Alan Jabbour, founding executive director of the American Folklife Center, hypothesizes that late 18th-century fiddlers in Virginia blended British and African American musical idioms into a hybrid style. The African American influence, a type of syncopation, was subtle but pervasive. (He also suspects Cherokee Indian influence in the contour of fiddle tunes that begin with the high course and go to the low course in the B part -- e.g. "Cripple Creek." Which isn't as off-the-wall as it might appear, when you consider Cherokee elder Walker Calhoun's clawhammer banjo playing, etc.) Jabbour doesn't use the word "creole" but he says the southern Appalachian style was different from the Irish and Scottish styles being developed at much the same time.
Jabbour's hypothesis in outline form: "Characteristic American bowing pattern: sixteenth-note grouping of two groups of three followed by two notes - produces shifting syncopation, occurs from Texas to Virginia, considered Appalachian but is used in both black and white fiddling and is African American contribution" [from notes to an interview with Alan Lomax, cited and quoted at greater length below].
Question: How does this pattern relate to Jean Ritchie's "bum ditty" and the Nashville shuffle?
Alan Jabbour: Fiddle Tunes from the Old Frontier. Video of a presentation in Washington, D.C. Jabbour talks about syncopation from 58:00 to 1:02:10.

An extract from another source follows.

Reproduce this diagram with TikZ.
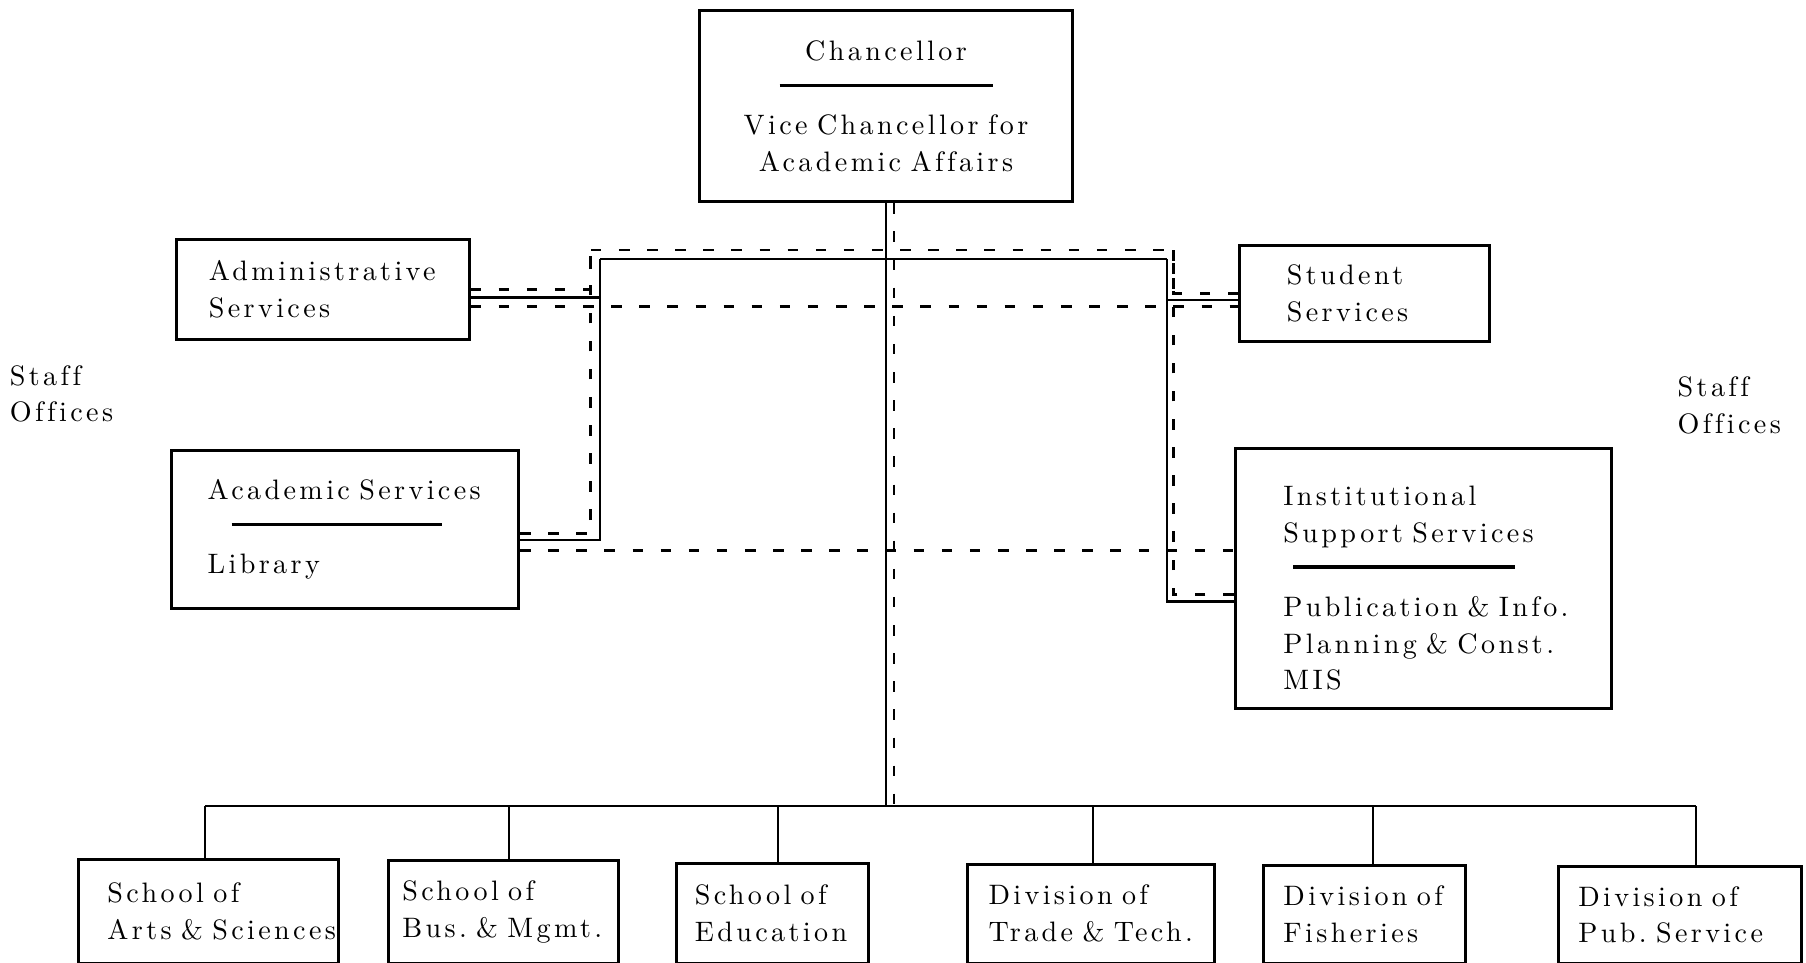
\documentclass[tikz,border=0pt]{standalone}
\usepackage{fontspec}
\usepackage{tikz}
\newfontfamily\orgfam{lmroman10-regular.otf}[LetterSpace=12, WordSpace=1.3, Ligatures=NoCommon]
\newcommand\orgfont{\orgfam\fontsize{8}{10.5}\selectfont\hyphenpenalty=10000\exhyphenpenalty=10000}
\tikzset{
    office/.style={
           rectangle,
           draw=black, line width=0.85pt,
           anchor=north west,
           inner ysep=0pt,
           align=left,
           font=\orgfont,
           },
    solidlink/.style={draw=black, line width=0.6pt},
    dashlink/.style={draw=black, line width=0.8pt, dash pattern=on 3pt off 5pt},
}

\begin{document}
\begin{tikzpicture}[x=0.011518cm, y=-0.011518cm]
      \useasboundingbox (0,0) rectangle (1568,836);
      \node[office, align=center, text width=3.4cm, minimum width=3.732cm, minimum height=1.912cm] (chan) at (606,8)
            {Chancellor\\ \rule[3pt]{2.13cm}{1pt}\\ Vice~Chancellor~for\\ Academic~Affairs};
      \node[office, text width=2.281cm, inner xsep=0.3225cm, minimum height=0.991cm] (adm) at (152,207) {Administrative\\ Services};
      \node[office, text width=2.753cm, inner xsep=0.357cm, minimum height=1.578cm] (acad) at (148,390)
            {Academic~Services\\ \hspace*{0.24cm}\rule[3pt]{2.1cm}{1pt}\\ Library};
      \node[office, text width=1.555cm, inner xsep=0.472cm, minimum height=0.956cm] (stu) at (1075,212) {Student\\ Services};
      \node[office, text width=2.799cm, inner xsep=0.484cm, minimum height=2.603cm] (inst) at (1071,388)
            {\rule{0pt}{0.39cm}Institutional\\ Support~Services\\ \hspace*{0.1cm}\rule[3pt]{2.22cm}{1pt}\\ Publication~\&~Info.\\ Planning~\&~Const.\\ MIS};
      \node[office, text width=2.027cm, inner xsep=0.288cm, minimum height=1.037cm] (s1) at (67,745) {School~of\\ \mbox{Arts~\&~Sciences}};
      \node[office, text width=2.027cm, inner xsep=0.138cm, minimum height=1.025cm] (s2) at (336,746) {School~of\\ \mbox{Bus.~\&~Mgmt.}};
      \node[office, text width=1.555cm, inner xsep=0.184cm, minimum height=1.002cm] (s3) at (586,748) {School~of\\ Education};
      \node[office, text width=2.050cm, inner xsep=0.207cm, minimum height=0.991cm] (s4) at (839,749) {Division~of\\ \mbox{Trade~\&~Tech.}};
      \node[office, text width=1.624cm, inner xsep=0.196cm, minimum height=0.979cm] (s5) at (1096,750) {Division~of\\ Fisheries};
      \node[office, text width=2.039cm, inner xsep=0.196cm, minimum height=0.967cm] (s6) at (1352,751) {Division~of\\ \mbox{Pub.~Service}};
      \node[font=\orgfont, align=left, anchor=west, inner sep=0pt] (staffl) at (8,342) {Staff\\ Offices};
      \node[font=\orgfont, align=left, anchor=west, inner sep=0pt] (staffr) at (1456,352) {Staff\\ Offices};

      \coordinate (ltop) at (521,225);
      \coordinate (rtop) at (1013,225);
      \coordinate (ldtop) at (513,217);
      \coordinate (rdtop) at (1019,217);
      \coordinate (bus) at (771,700);

      \draw[solidlink] (chan.south) -- (chan.south |- bus);
      \draw[solidlink] (ltop) -- (rtop);
      \draw[solidlink] ([yshift=-0.08cm]adm.east) -| (ltop);
      \draw[solidlink] ([yshift=-0.1cm]acad.east) -| (ltop);
      \draw[solidlink] ([yshift=-0.063cm]stu.west) -| (rtop);
      \draw[solidlink] ([yshift=-0.23cm]inst.west) -| (rtop);
      \draw[solidlink] ([xshift=-0.035cm]s1.north |- bus) -- ([xshift=0.155cm]s6.north |- bus);
      \foreach \s/\dx in {s1/-0.035cm, s2/0.058cm, s3/0.052cm, s4/0.023cm, s5/0.086cm, s6/0.155cm}
            \draw[solidlink] ([xshift=\dx]\s.north) -- ([xshift=\dx]\s.north |- bus);

      \draw[dashlink] ([xshift=0.08cm]chan.south) -- ([xshift=0.08cm]chan.south |- bus);
      \draw[dashlink] (ldtop) -- (rdtop);
      \draw[dashlink] (adm.east) -| (ldtop);
      \draw[dashlink] ([yshift=-0.04cm]acad.east) -| (ldtop);
      \draw[dashlink] (stu.west) -| (rdtop);
      \draw[dashlink] ([yshift=-0.16cm]inst.west) -| (rdtop);
      \draw[dashlink] ([yshift=-0.173cm]adm.east) -- ([yshift=-0.173cm]adm.east -| stu.west);
      \draw[dashlink] ([yshift=-0.213cm]acad.east) -- ([yshift=-0.213cm]acad.east -| inst.west);
\end{tikzpicture}
\end{document}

"Irish, Scottish and Appalachian Fiddle Music: Talk and Demonstration." There is also a fascinating panel discussion on Appalachian, Irish and Scottish fiddle traditions in which he goes over some of the same territory with an Irish and a Scots fiddle player (he gets into his ideas on syncopation around 5-7 minutes).
Alan Lomax interviewed Jabbour for his Cultural Equity website. Here are unedited program notes, including the passage quoted above (which I'll put in itals):
:: Description :: Conversation between Alan Lomax, Alan Jabbour, and others about American fiddle music and dance in Upper South :: Project :: American Patchwork :: Date Range :: 01-01-1987 to 12-31-1987 :: Particpants :: Lomax, Alan Jabbour, Alan :: Subjects :: Fiddle playing in the Upper South Fiddle playing, Anglo-American - African American contribution of shifting syncopation to Fiddle playing, Anglo-American, possible American Indian influences on Solo dancing - Amerindian influences on dance in Anglo-America and the Upper South Cajun music - American Indian influence in Scots Irish Culture in the American Upper South Fiddle playing, importance of bow in
From notes, this excerpt gets into the creolization bit, although once again Jabbour doesn't call it that:
Alan Jabbour on the uniformity of American fiddle music and its origin in the upper South. Developments in fiddle playing occurred in the English speaking world in the late eighteenth century make its fiddle styles cousins with a common ancestor. Bow is key element in fiddling. Change of direction after each note (can appear virtuosity when done extremely rapidly) versus grouping of notes on the same bow (requires more skill). Characteristic American bowing pattern: sixteenth-note grouping of two groups of three followed by two notes - produces shifting syncopation, occurs from Texas to Virginia, considered Appalachian but is used in both black and white fiddling and is African American contribution. Occurs sporadically in Irish fiddling, predominates in America. Possibility of Native American contribution. Melodies in older repertoires typically have two parts, high and low. ...[and so on w/ Jabbour's theory about the high course leading in Appalachian idiom (Cherokee?), etc. ...].